NEW YORK (TheStreet) -- In a volatile session, the broader market closed near the lows of the day after Washington once again failed to agree on a resolution to the debt ceiling crisis.
On CNBC's "Fast Money" TV show, Guy Adami, managing director of stockmonster.com, said the S&P 500 is likely to trade up to roughly 1,730 before falling on a disappointing earnings season.
Tim Seymour, managing partner at Triogem Asset Management, said the markets have already priced in a resolution but could rally into November. He suggested selling into the strength.
Brian Kelly, founder of Brian Kelly Capital, said we'll likely be in the same situation two months from now and that because of that, companies will likely be quite conservative in what they do until a longer-term solution is found.
Stuart Frankel's Steve Grasso suggested that traders focus on some of the other discussions such as the Keystone pipeline, which would be positive for Valero (VLO - Get Report) and other Gulf Coast refiners, while being negative for railroad stocks such as Canadian Pacific Railway (CP - Get Report) and Union Pacific (UNP - Get Report).
Mike Khouw, managing director and primary strategist at DASH Financial, said a resolution will be a sell-the-news type of event because equities are fully valued.
Edward Mills, senior analyst on financial policy at FBR, was a guest on the show and said there is a very good chance a deal will get done. Ultimately, the two sides aren't as far apart as many people think and the U.S. government will not default.
Seymour said investors won't get hit hard here because of Intel's nice dividend yield, but added that there's no reason to chase it.
Twitter announced that it will list on the NYSE rather than the Nasdaq and will start its roadshow on Oct. 25. It is expected to begin trading on Friday, Nov. 15.
Kelly said if the Nasdaq OMX Group (NDAQ - Get Report) is weak Wednesday morning, traders could look to short it with a stop at $34. He added that this is not likely the last tech IPO that Nasdaq will lose.
Eric Jackson, founder of Ironfire Capital, was a guest on the show and said that it appears Twitter wants to do everything the opposite of Facebook (FB - Get Report). Switching to Yahoo! (YHOO), he said it makes sense to continue owning it because of the company's core business and underdeveloped assets, mainly Alibaba. He suggested Alibaba could be worth upwards of $140 billion rather $100 billion.
Khouw said he is absolutely not a buyer of Green Mountain Coffee Roasters (GMCR), especially as hedge fund manager David Einhorn increased his short position citing questionable accounting metrics.
eBay (EBAY - Get Report) was the featured company on the show's "Street Fight" segment. Kelly defended the stock, saying that international sales have been a real growth driver for the company. He added eBay is trading at the low end of its valuation range based on nearly every metric.

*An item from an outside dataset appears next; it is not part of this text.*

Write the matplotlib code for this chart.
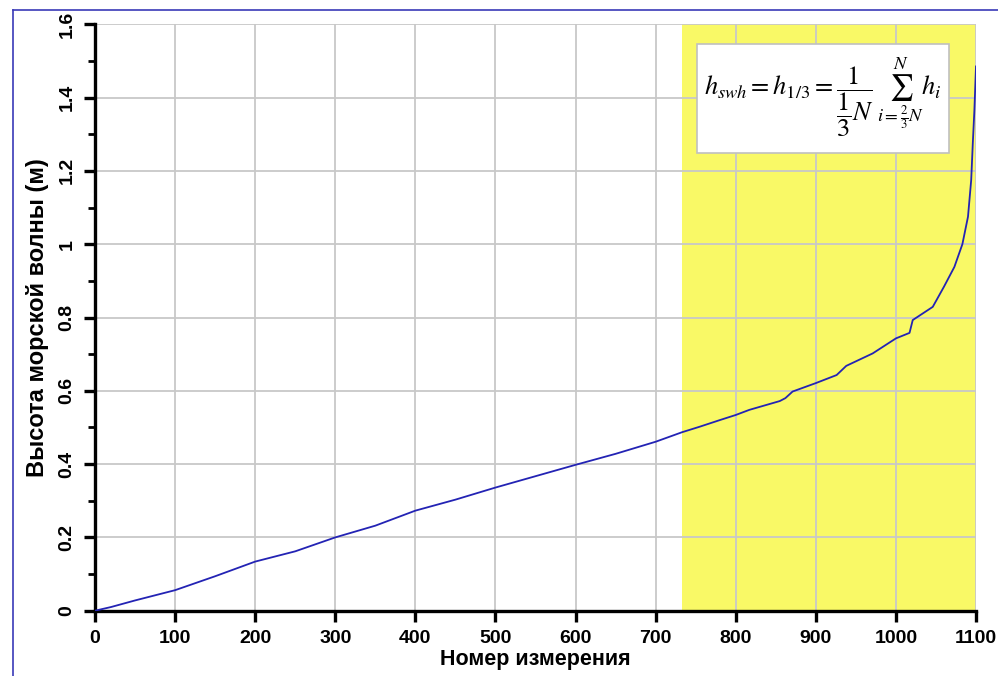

Adami disagreed, arguing that second-quarter revenue and operating margins were disappointing. He added the stock has continually struggled with the $58 level, countries in which eBay does most of its international sales have had decelerating e-commerce trends, and that the stock does not deserve a forward PE ratio of 14.
Dennis Gartman, publisher of The Gartman Letter, was a guest on the show and said gold has been acting terrible considering all the current uncertainty. He is long the metal in Japanese yen terms but is replacing it with long positions in steel, copper, equities and futures.
Adami said U.S. Steel (X - Get Report) could be getting a bit extended, although its fundamentals seem solid. He suggested that investors looking to get long wait for a pullback and those that are currently long sell half their position.
For their final trades, Grasso was a buyer of Yahoo! into the Alibaba IPO and Adami said to buy Honeywell International (HON - Get Report) into earnings on Friday. Seymour was a buyer of Avon Products (AVP - Get Report) and Kelly was buying SPDR S&P 500 Trust ETF (SPY - Get Report) puts for protection.